Impregnated electrospun nanofibrous membranes for water vapour transport applications

Membranes with high water vapour permeance and selectivity find many end uses including protective clothing, dehydration, and humidification. One application for water vapour transport membranes is in energy recovery ventilators (ERVs) for buildings. These devices improve building energy efficiency by transporting heat and moisture between incoming and outgoing air streams in building ventilation systems, effectively ‘recycling’ the energy used to condition the indoor air. Membranes for these devices must have high vapour permeance, and selectivity for water vapour over other gases and contaminants that may be present in the exhaust indoor air.
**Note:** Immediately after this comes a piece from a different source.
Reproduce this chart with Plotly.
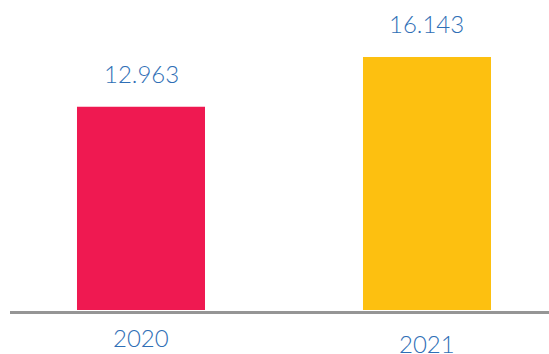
import plotly.graph_objects as go

# Data
years = ["2020", "2021"]
values = [12.963, 16.143]
value_labels = ["12.963", "16.143"]
bar_colors = ["#EF1951", "#FDC010"]

text_color = "#2F6FB6"
font_family = "Lato, 'Open Sans', sans-serif"

x_pos = list(range(len(years)))

fig = go.Figure()
fig.add_trace(go.Bar(
    x=x_pos,
    y=values,
    width=0.4476,
    marker=dict(color=bar_colors, line=dict(width=0)),
    hoverinfo="skip",
))

# Value labels above bars
for xi, v, lab in zip(x_pos, values, value_labels):
    fig.add_annotation(
        x=xi, y=v, xref="x", yref="y",
        text=lab, showarrow=False,
        yanchor="bottom", yshift=17,
        font=dict(family=font_family, size=24, color=text_color, weight=300),
    )

# Category labels under the baseline (second one sits slightly lower)
cat_offsets = [-27, -33]
for xi, lab, off in zip(x_pos, years, cat_offsets):
    fig.add_annotation(
        x=xi, y=0, xref="x", yref="y",
        text=lab, showarrow=False,
        yanchor="middle", yshift=off,
        font=dict(family=font_family, size=24, color=text_color, weight=300),
    )

# Baseline, just under the bars
plot_h = 354 - 44
fig.add_shape(
    type="line", xref="paper", yref="paper",
    x0=10 / 549, x1=1, y0=-2.5 / plot_h, y1=-2.5 / plot_h,
    line=dict(color="#959595", width=3),
    layer="above",
)

fig.update_layout(
    width=549, height=354,
    margin=dict(l=0, r=0, t=0, b=44),
    paper_bgcolor="white", plot_bgcolor="white",
    showlegend=False,
    xaxis=dict(range=[-0.493, 1.4266], visible=False, fixedrange=True),
    yaxis=dict(range=[0, 19.78], visible=False, fixedrange=True),
)

fig.write_html("out.html")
Due to the high rates of water vapour transport required in these gas to gas devices, boundary layer and internal resistances within the membrane contribute significantly to performance. Commercially available membranes suffer from high water vapour transport resistance in the microporous substrate support layer. In this study we report the fabrication of novel impregnated electrospun nanofibrous membranes (IENM) for water vapour transport applications. Electrospun nanofibre layers are impregnated with a polyether–polyurethane solution and cured to create continuous thin impregnated fibre loaded film layers which are bound to a non-woven support layer. These membranes have high water vapour permeance and selectivity while eliminating the requirement for a microporous support layer which has high vapour transport resistance. Here we report initial studies on how controllable factors in the membrane fabrication (namely fibre loading and impregnated solution polymer solids concentration) affect structural and permeation properties of IENMs created. Membranes with adequate permeance and selectivity are demonstrated and direction for optimization is identified. We find that the nanofibre loading has a significant impact on water vapour permeability as the membrane thickness decreases. Future work will study how modifications to the geometric and structural properties of the fibres affect the membrane performance.